On her own part, Deputy Minister, Department of International Relations and Cooperation (DIRCO), Republic of South Africa, Mashego Dlamini, who also made reference to Nigeria and South Africa relationship during Obasanjo/Mbeki regime emphasised the importance to deepen trade and investment relations as well as stronger people-to-people relations between the two countries.
According to her, Nigeria is a strategic partner to SA, in her pursuit of mutually beneficial cooperation and development of the continent as a whole.
She said, “Africa suffers when the relation between Nigeria and South Africa is not balanced. Equally, when the two countries are going through difficulties, Africa devoid of leadership and problems persist.
This means that South Africa and Nigeria strong relation contribute to Africa development and prosperity. South Africa and Nigeria have pioneered a number of initiatives to propel the continent forward which some of their successes remain untold.”
Confirming the November Bi-National Commission meeting Dlamini said the meeting would be an avenue for both the Nigeria and South Africa presidents to discuss bi-lateral trade relationship and enter into some agreements that will further strengthen the relationship between both countries. She further said the African Continental Free Trade Agreement, would also be looked into, to enable small businesses to thrive in Africa.

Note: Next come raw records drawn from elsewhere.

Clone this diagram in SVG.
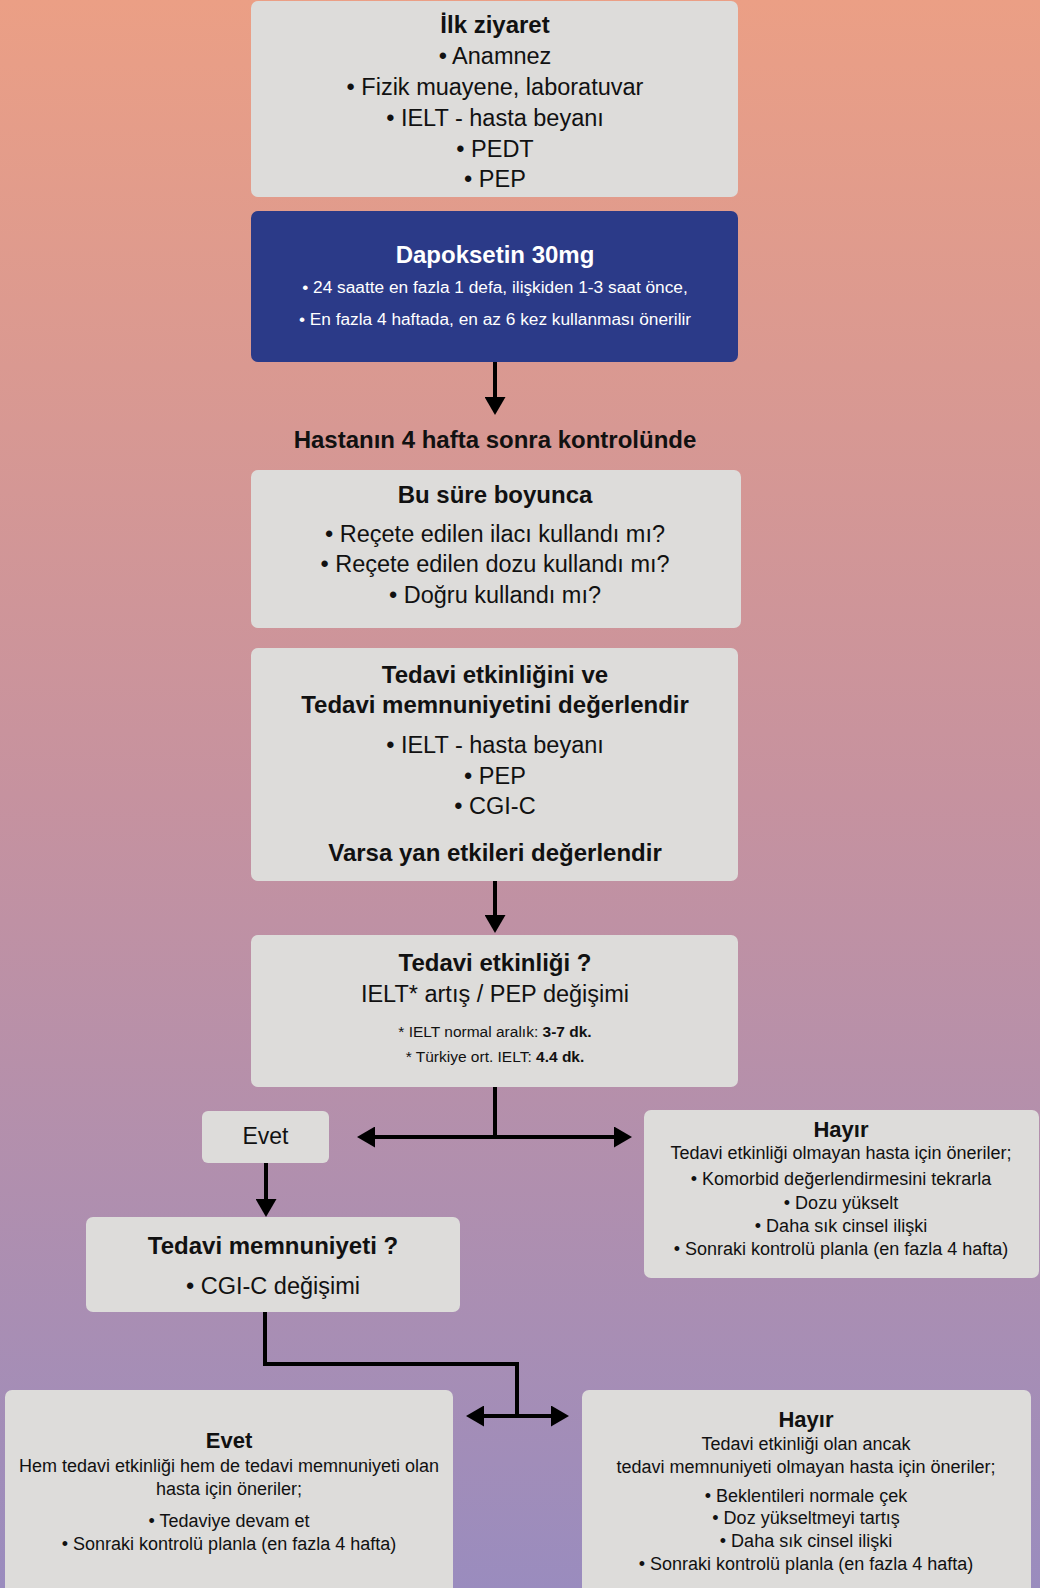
<svg xmlns="http://www.w3.org/2000/svg" width="1040" height="1588" viewBox="0 0 1040 1588">
<defs>
<linearGradient id="bg" x1="0" y1="0" x2="0" y2="1">
<stop offset="0" stop-color="#eb9f85"/>
<stop offset="0.5" stop-color="#c6929f"/>
<stop offset="1" stop-color="#9a8cbe"/>
</linearGradient>
<marker id="ah" markerUnits="userSpaceOnUse" viewBox="0 0 18 21" refX="0" refY="10.5" markerWidth="18" markerHeight="21" orient="auto-start-reverse">
<path d="M0,0 L18,10.5 L0,21 Z" fill="#000"/>
</marker>
<style>
.box{fill:#dddcda;}
.blue{fill:#2b3a88;}
text{font-family:"Liberation Sans",Arial,sans-serif;text-anchor:middle;fill:#111;}
.b{font-weight:bold;}
.h{font-size:24px;font-weight:bold;}
.t{font-size:23.5px;}
.s{font-size:18px;}
.w{fill:#fff;}
.c{fill:none;stroke:#000;stroke-width:4;}
</style>
</defs>
<rect x="0" y="0" width="1040" height="1588" fill="url(#bg)"/>

<g id="n-ilk">
<rect class="box" x="251" y="1" width="487" height="196" rx="7"/>
<text class="h" x="495" y="33" font-size="23.5">İlk ziyaret</text>
<text class="t" x="495" y="64">• Anamnez</text>
<text class="t" x="495" y="95">• Fizik muayene, laboratuvar</text>
<text class="t" x="495" y="126" font-size="23">• IELT - hasta beyanı</text>
<text class="t" x="495" y="157">• PEDT</text>
<text class="t" x="495" y="187">• PEP</text>
</g>

<g id="n-dapoksetin">
<rect class="blue" x="251" y="211" width="487" height="151" rx="7"/>
<text class="w b" x="495" y="263" font-size="24">Dapoksetin 30mg</text>
<text class="w" x="495" y="293" font-size="17.3">• 24 saatte en fazla 1 defa, ilişkiden 1-3 saat önce,</text>
<text class="w" x="495" y="325" font-size="17.3">• En fazla 4 haftada, en az 6 kez kullanması önerilir</text>
</g>

<g id="n-kontrol">
<text class="b" x="495" y="448" font-size="24">Hastanın 4 hafta sonra kontrolünde</text>
</g>

<g id="n-sure">
<rect class="box" x="251" y="470" width="490" height="158" rx="7"/>
<text class="h" x="495" y="503" font-size="23">Bu süre boyunca</text>
<text class="t" x="495" y="542">• Reçete edilen ilacı kullandı mı?</text>
<text class="t" x="495" y="572">• Reçete edilen dozu kullandı mı?</text>
<text class="t" x="495" y="603">• Doğru kullandı mı?</text>
</g>

<g id="n-degerlendir">
<rect class="box" x="251" y="648" width="487" height="233" rx="7"/>
<text class="h" x="495" y="683">Tedavi etkinliğini ve</text>
<text class="h" x="495" y="713">Tedavi memnuniyetini değerlendir</text>
<text class="t" x="495" y="753" font-size="23">• IELT - hasta beyanı</text>
<text class="t" x="495" y="784">• PEP</text>
<text class="t" x="495" y="814">• CGI-C</text>
<text class="h" x="495" y="861">Varsa yan etkileri değerlendir</text>
</g>

<g id="n-etkinlik">
<rect class="box" x="251" y="935" width="487" height="152" rx="7"/>
<text class="h" x="495" y="971">Tedavi etkinliği ?</text>
<text class="t" x="495" y="1002" font-size="22.5">IELT* artış / PEP değişimi</text>
<text x="495" y="1037" font-size="15.5">* IELT normal aralık: <tspan class="b">3-7 dk.</tspan></text>
<text x="495" y="1062" font-size="15.5">* Türkiye ort. IELT: <tspan class="b">4.4 dk.</tspan></text>
</g>

<g id="n-evet1">
<rect class="box" x="202" y="1111" width="127" height="52" rx="6"/>
<text x="265.5" y="1144" font-size="23">Evet</text>
</g>

<g id="n-hayir1">
<rect class="box" x="644" y="1110" width="395" height="168" rx="7"/>
<text class="b" x="841" y="1137" font-size="22">Hayır</text>
<text class="s" x="841" y="1159">Tedavi etkinliği olmayan hasta için öneriler;</text>
<text class="s" x="841" y="1185">• Komorbid değerlendirmesini tekrarla</text>
<text class="s" x="841" y="1209">• Dozu yükselt</text>
<text class="s" x="841" y="1232">• Daha sık cinsel ilişki</text>
<text class="s" x="841" y="1255">• Sonraki kontrolü planla (en fazla 4 hafta)</text>
</g>

<g id="n-memnuniyet">
<rect class="box" x="86" y="1217" width="374" height="95" rx="7"/>
<text class="h" x="273" y="1254">Tedavi memnuniyeti ?</text>
<text class="t" x="273" y="1294">• CGI-C değişimi</text>
</g>

<g id="n-evet2">
<rect class="box" x="5" y="1390" width="448" height="210" rx="7"/>
<text class="b" x="229" y="1448" font-size="22">Evet</text>
<text class="s" x="229" y="1472">Hem tedavi etkinliği hem de tedavi memnuniyeti olan</text>
<text class="s" x="229" y="1495">hasta için öneriler;</text>
<text class="s" x="229" y="1527">• Tedaviye devam et</text>
<text class="s" x="229" y="1550">• Sonraki kontrolü planla (en fazla 4 hafta)</text>
</g>

<g id="n-hayir2">
<rect class="box" x="582" y="1390" width="449" height="210" rx="7"/>
<text class="b" x="806" y="1427" font-size="22">Hayır</text>
<text class="s" x="806" y="1450">Tedavi etkinliği olan ancak</text>
<text class="s" x="806" y="1473">tedavi memnuniyeti olmayan hasta için öneriler;</text>
<text class="s" x="806" y="1502">• Beklentileri normale çek</text>
<text class="s" x="806" y="1524">• Doz yükseltmeyi tartış</text>
<text class="s" x="806" y="1547">• Daha sık cinsel ilişki</text>
<text class="s" x="806" y="1570">• Sonraki kontrolü planla (en fazla 4 hafta)</text>
</g>

<g id="connectors">
<line class="c" x1="495" y1="362" x2="495" y2="397" marker-end="url(#ah)"/>
<line class="c" x1="495" y1="881" x2="495" y2="915" marker-end="url(#ah)"/>
<line class="c" x1="495" y1="1087" x2="495" y2="1139"/>
<line class="c" x1="375" y1="1137" x2="614" y2="1137" marker-start="url(#ah)" marker-end="url(#ah)"/>
<line class="c" x1="266" y1="1163" x2="266" y2="1199" marker-end="url(#ah)"/>
<polyline class="c" points="265,1312 265,1364 517,1364 517,1418"/>
<line class="c" x1="484" y1="1416" x2="551" y2="1416" marker-start="url(#ah)" marker-end="url(#ah)"/>
</g>
</svg>
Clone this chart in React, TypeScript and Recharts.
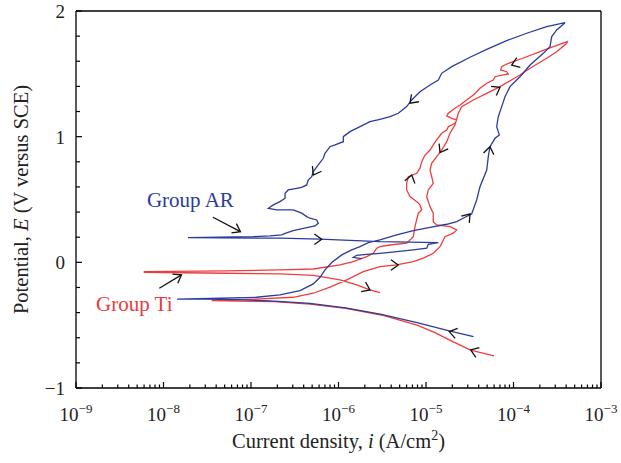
import React from 'react';
import { ScatterChart, Scatter, XAxis, YAxis, ReferenceLine } from 'recharts';

// every point is [log10 of current density (A/cm2), potential E (V versus SCE)]
type Pt = [number, number];

const xMajorTicks = [1e-9, 1e-8, 1e-7, 1e-6, 1e-5, 1e-4, 1e-3];
const yMajorTicks = [-1, 0, 1, 2];

// Group AR (blue)
const arCathodic: Pt[] = [
  [-4.457, -0.592], [-4.735, -0.546], [-5.102, -0.48], [-5.51, -0.414], [-5.918, -0.363],
  [-6.327, -0.326], [-6.735, -0.308], [-7.143, -0.297], [-7.551, -0.292], [-7.845, -0.292],
];
const arForward: Pt[] = [
  [-7.346, -0.286], [-6.938, -0.278], [-6.669, -0.259], [-6.44, -0.225], [-6.288, -0.172],
  [-6.211, -0.119], [-6.154, -0.06], [-6.078, -0.002], [-5.963, 0.059], [-5.849, 0.099],
  [-5.754, 0.125], [-5.659, 0.157], [-5.526, 0.178], [-5.335, 0.218], [-5.145, 0.252],
  [-4.954, 0.279], [-4.763, 0.303], [-4.649, 0.324], [-4.554, 0.359], [-4.478, 0.385],
  [-4.421, 0.496], [-4.383, 0.602], [-4.306, 0.735], [-4.288, 0.841], [-4.269, 0.92],
  [-4.211, 0.987], [-4.162, 1.014], [-4.192, 1.08], [-4.174, 1.159], [-4.135, 1.239],
  [-4.097, 1.318], [-4.04, 1.398], [-3.926, 1.477], [-3.811, 1.57], [-3.659, 1.663],
  [-3.583, 1.716], [-3.563, 1.796], [-3.506, 1.849], [-3.411, 1.907],
];
const arReverse: Pt[] = [
  [-3.621, 1.875], [-3.849, 1.823], [-4.078, 1.764], [-4.306, 1.695], [-4.497, 1.632],
  [-4.706, 1.557], [-4.821, 1.504], [-4.859, 1.451], [-4.954, 1.411], [-5.069, 1.358],
  [-5.163, 1.292], [-5.221, 1.239], [-5.317, 1.186], [-5.411, 1.159], [-5.526, 1.138],
  [-5.64, 1.119], [-5.754, 1.08], [-5.869, 1.04], [-5.945, 1.0], [-5.945, 0.96],
  [-6.04, 0.934], [-6.097, 0.92], [-6.154, 0.868], [-6.174, 0.828], [-6.231, 0.775],
  [-6.288, 0.722], [-6.306, 0.682], [-6.345, 0.656], [-6.363, 0.616], [-6.421, 0.597],
  [-6.478, 0.589], [-6.574, 0.576], [-6.611, 0.55], [-6.611, 0.51], [-6.669, 0.483],
  [-6.745, 0.457], [-6.802, 0.43], [-6.706, 0.417], [-6.517, 0.417], [-6.421, 0.391],
  [-6.363, 0.364], [-6.326, 0.351], [-6.249, 0.337], [-6.231, 0.311], [-6.269, 0.29],
  [-6.402, 0.271], [-6.517, 0.252], [-6.611, 0.231], [-6.649, 0.218], [-6.783, 0.21],
  [-6.974, 0.204], [-7.354, 0.2], [-7.721, 0.197],
];
const arReturn: Pt[] = [
  [-6.669, 0.192], [-6.211, 0.184], [-5.526, 0.165], [-4.859, 0.157], [-4.974, 0.144],
  [-4.992, 0.112], [-5.145, 0.099], [-5.335, 0.085], [-5.526, 0.072], [-5.678, 0.064],
  [-5.792, 0.056], [-5.831, 0.04], [-5.735, 0.029],
];

// Group Ti (red)
const tiCathodic: Pt[] = [
  [-4.224, -0.745], [-4.49, -0.698], [-4.694, -0.631], [-4.898, -0.56], [-5.102, -0.499],
  [-5.51, -0.419], [-5.918, -0.366], [-6.327, -0.332], [-6.735, -0.313], [-7.143, -0.308],
  [-7.449, -0.305],
];
const tiForward: Pt[] = [
  [-6.897, -0.291], [-6.517, -0.278], [-6.288, -0.246], [-6.097, -0.198], [-5.906, -0.14],
  [-5.717, -0.074], [-5.526, -0.034], [-5.335, -0.021], [-5.145, 0.006], [-5.031, 0.033],
  [-4.917, 0.072], [-4.84, 0.125], [-4.802, 0.178], [-4.783, 0.204], [-4.688, 0.232],
  [-4.649, 0.258], [-4.726, 0.284], [-4.878, 0.298], [-4.917, 0.324], [-4.917, 0.391],
  [-4.954, 0.443], [-4.992, 0.523], [-4.974, 0.576], [-4.917, 0.629], [-4.935, 0.682],
  [-4.954, 0.735], [-4.935, 0.788], [-4.878, 0.841], [-4.821, 0.894], [-4.763, 0.96],
  [-4.726, 1.027], [-4.669, 1.093], [-4.631, 1.186], [-4.592, 1.239], [-4.459, 1.292],
  [-4.306, 1.345], [-4.154, 1.398], [-3.926, 1.491], [-3.811, 1.544], [-3.621, 1.624],
  [-3.506, 1.676], [-3.392, 1.743], [-3.385, 1.756],
];
const tiReverse: Pt[] = [
  [-3.545, 1.716], [-3.697, 1.676], [-3.849, 1.636], [-3.926, 1.616], [-4.002, 1.597],
  [-4.078, 1.578], [-4.135, 1.557], [-4.146, 1.531], [-4.078, 1.517], [-4.059, 1.499],
  [-4.117, 1.491], [-4.211, 1.477], [-4.231, 1.451], [-4.306, 1.425], [-4.383, 1.385],
  [-4.459, 1.332], [-4.535, 1.292], [-4.611, 1.252], [-4.669, 1.226], [-4.745, 1.186],
  [-4.763, 1.165], [-4.706, 1.146], [-4.649, 1.133], [-4.669, 1.107], [-4.745, 1.08],
  [-4.763, 1.053], [-4.821, 1.027], [-4.878, 0.974], [-4.917, 0.934], [-4.954, 0.894],
  [-5.011, 0.854], [-5.049, 0.801], [-5.069, 0.749], [-5.106, 0.709], [-5.202, 0.682],
  [-5.221, 0.629], [-5.221, 0.576], [-5.183, 0.523], [-5.106, 0.483], [-5.069, 0.457],
  [-5.049, 0.417], [-5.088, 0.391], [-5.126, 0.284], [-5.145, 0.204], [-5.221, 0.152],
  [-5.411, 0.138], [-5.526, 0.125], [-5.563, 0.112], [-5.602, 0.072], [-5.678, 0.045],
  [-5.831, 0.006], [-5.983, -0.021], [-6.288, -0.053], [-6.669, -0.06], [-7.278, -0.068],
  [-8.219, -0.074],
];
const tiReturn: Pt[] = [
  [-8.219, -0.079], [-7.278, -0.087], [-6.669, -0.092], [-6.288, -0.104], [-5.983, -0.14],
  [-5.792, -0.18], [-5.64, -0.22], [-5.526, -0.241],
];

// scan direction marks: [log10 i, E, direction in degrees on screen]
const scanArrows: [number, number, number][] = [
  [-4.734, -0.551, 194], [-6.192, 0.184, 0], [-4.497, 0.385, -50], [-4.269, 0.92, -80],
  [-5.183, 1.266, 135], [-6.288, 0.695, 120], [-4.489, -0.697, 200], [-5.317, -0.021, 0],
  [-5.64, -0.22, 25], [-5.163, 0.695, -75], [-4.84, 0.873, 120], [-4.154, 1.393, -30],
  [-4.021, 1.57, 160],
];

// label pointers: start and end
const arPointer: Pt[] = [[-7.435, 0.359], [-7.121, 0.244]];
const tiPointer: Pt[] = [[-8.048, -0.206], [-7.795, -0.1]];
const pointerHeads: [number, number, number][] = [
  [-7.121, 0.244, 28], [-7.795, -0.1, -31],
];

const groupLabels = [
  { name: 'Group AR', logI: -8.189, E: 0.441, color: '#2b3c9b' },
  { name: 'Group Ti', logI: -8.771, E: -0.387, color: '#ee3a3c' },
];

const BLUE = '#2b3c9b';
const RED = '#f03c3e';
const FONT = '"Liberation Serif", "DejaVu Serif", serif';

const rows = (pts: Pt[]) => pts.map(([lg, e]) => ({ x: Math.pow(10, lg), y: e }));

const arPath = rows([...arCathodic, ...arForward, ...arReverse, ...arReturn]);
const tiPath = rows([...tiCathodic, ...tiForward, ...tiReverse, ...tiReturn]);

const xTicks: number[] = [];
xMajorTicks.forEach((d, i) => {
  xTicks.push(d);
  if (i < xMajorTicks.length - 1) for (let m = 2; m <= 9; m++) xTicks.push(m * d);
});
const yTicks: number[] = [];
for (let i = 0; i <= 15; i++) yTicks.push(Math.round((-1 + i * 0.2) * 10) / 10);

const isMajorX = (v: number) => xMajorTicks.some((m) => Math.abs(v / m - 1) < 1e-6);

const XTick = (props: any) => {
  const { x, y, payload } = props;
  const v = payload.value;
  const major = isMajorX(v);
  const exp = Math.round(Math.log10(v));
  return (
    <g>
      <line x1={x} y1={y} x2={x} y2={y - (major ? 6 : 3.5)} stroke="#000" strokeWidth={1.2} />
      {major && (
        <text x={x} y={y + 33} textAnchor="middle" fontFamily={FONT} fontSize={19} fill="#222">
          10<tspan dy={-8} fontSize={13}>{'\u2212' + -exp}</tspan>
        </text>
      )}
    </g>
  );
};

const YTick = (props: any) => {
  const { x, y, payload } = props;
  const v = payload.value;
  const major = yMajorTicks.includes(v);
  return (
    <g>
      <line x1={x} y1={y} x2={x + (major ? 6 : 4)} y2={y} stroke="#000" strokeWidth={1.2} />
      {major && (
        <text x={x - 11} y={y + 7} textAnchor="end" fontFamily={FONT} fontSize={19} fill="#222">
          {v < 0 ? '\u2212' + -v : v}
        </text>
      )}
    </g>
  );
};

const XTitle = () => (
  <text x={338.5} y={448} textAnchor="middle" fontFamily={FONT} fontSize={20.5} fill="#222">
    Current density, <tspan fontStyle="italic">i</tspan> (A/cm
    <tspan dy={-8} fontSize={14}>2</tspan>
    <tspan dy={8}>)</tspan>
  </text>
);

const YTitle = () => (
  <text
    x={28}
    y={199.5}
    transform="rotate(-90 28 199.5)"
    textAnchor="middle"
    fontFamily={FONT}
    fontSize={20.5}
    fill="#222"
  >
    Potential, <tspan fontStyle="italic">E</tspan> (V versus SCE)
  </text>
);

const Chevron = (props: any) => {
  const { cx, cy, payload } = props;
  const a = (payload.dir * Math.PI) / 180;
  const len = 9;
  const spread = 0.62;
  const p1 = [cx - len * Math.cos(a - spread), cy - len * Math.sin(a - spread)];
  const p2 = [cx - len * Math.cos(a + spread), cy - len * Math.sin(a + spread)];
  return (
    <path
      d={`M${p1[0]},${p1[1]}L${cx},${cy}L${p2[0]},${p2[1]}`}
      fill="none"
      stroke="#111"
      strokeWidth={1.3}
    />
  );
};

const LabelText = (props: any) => {
  const { cx, cy, payload } = props;
  return (
    <text x={cx} y={cy} fontFamily={FONT} fontSize={21} fill={payload.color}>
      {payload.name}
    </text>
  );
};

const noDot = () => <g />;

export default function App() {
  const arrowRows = scanArrows.map(([lg, e, dir]) => ({ x: Math.pow(10, lg), y: e, dir }));
  const headRows = pointerHeads.map(([lg, e, dir]) => ({ x: Math.pow(10, lg), y: e, dir }));
  const labelRows = groupLabels.map((l) => ({ x: Math.pow(10, l.logI), y: l.E, name: l.name, color: l.color }));

  return (
    <div style={{ position: 'absolute', left: 0, top: 0, width: 621, height: 463, background: '#fff' }}>
      <ScatterChart width={621} height={463} margin={{ top: 11, right: 20, bottom: 0, left: 0 }}>
        <XAxis
          type="number"
          dataKey="x"
          scale="log"
          domain={[1e-9, 1e-3]}
          allowDataOverflow
          ticks={xTicks}
          interval={0}
          tick={<XTick />}
          tickLine={false}
          tickSize={0}
          tickMargin={0}
          height={75}
          axisLine={{ stroke: '#000', strokeWidth: 1.3 }}
          label={<XTitle />}
        />
        <YAxis
          type="number"
          dataKey="y"
          domain={[-1, 2]}
          allowDataOverflow
          ticks={yTicks}
          interval={0}
          tick={<YTick />}
          tickLine={false}
          tickSize={0}
          tickMargin={0}
          width={76}
          axisLine={{ stroke: '#000', strokeWidth: 1.3 }}
          label={<YTitle />}
        />
        <ReferenceLine y={2} stroke="#000" strokeWidth={1.3} />
        <ReferenceLine x={1e-3} stroke="#000" strokeWidth={1.3} />
        <Scatter
          data={tiPath}
          fill={RED}
          line={{ stroke: RED, strokeWidth: 1.3 }}
          lineJointType="linear"
          shape={noDot}
          isAnimationActive={false}
        />
        <Scatter
          data={arPath}
          fill={BLUE}
          line={{ stroke: BLUE, strokeWidth: 1.3 }}
          lineJointType="linear"
          shape={noDot}
          isAnimationActive={false}
        />
        <Scatter
          data={rows(arPointer)}
          fill="#111"
          line={{ stroke: '#111', strokeWidth: 1.3 }}
          shape={noDot}
          isAnimationActive={false}
        />
        <Scatter
          data={rows(tiPointer)}
          fill="#111"
          line={{ stroke: '#111', strokeWidth: 1.3 }}
          shape={noDot}
          isAnimationActive={false}
        />
        <Scatter data={arrowRows} fill="#111" shape={<Chevron />} isAnimationActive={false} />
        <Scatter data={headRows} fill="#111" shape={<Chevron />} isAnimationActive={false} />
        <Scatter data={labelRows} fill="#111" shape={<LabelText />} isAnimationActive={false} />
      </ScatterChart>
    </div>
  );
}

“South Africa values the bi-lateral relationship between Nigeria and South Africa, and we are committed in building relations and in strengthening cooperation with African countries and other countries of the world. We consider African countries as strategic in developing the African continent for a number of reasons. One of the key pillars of South Africa’s foreign policy is the consolidation and implementation of the African agenda. This means that South Africa will continue to support regional integration, intra-Africa trade and support people-to-people progression, in 2015, the African Union adopted the African agenda 2063, which intends to build Africa with a strong cultural identity, common heritage, shared values and ethics and respect for religious diversities,” Dlamini said.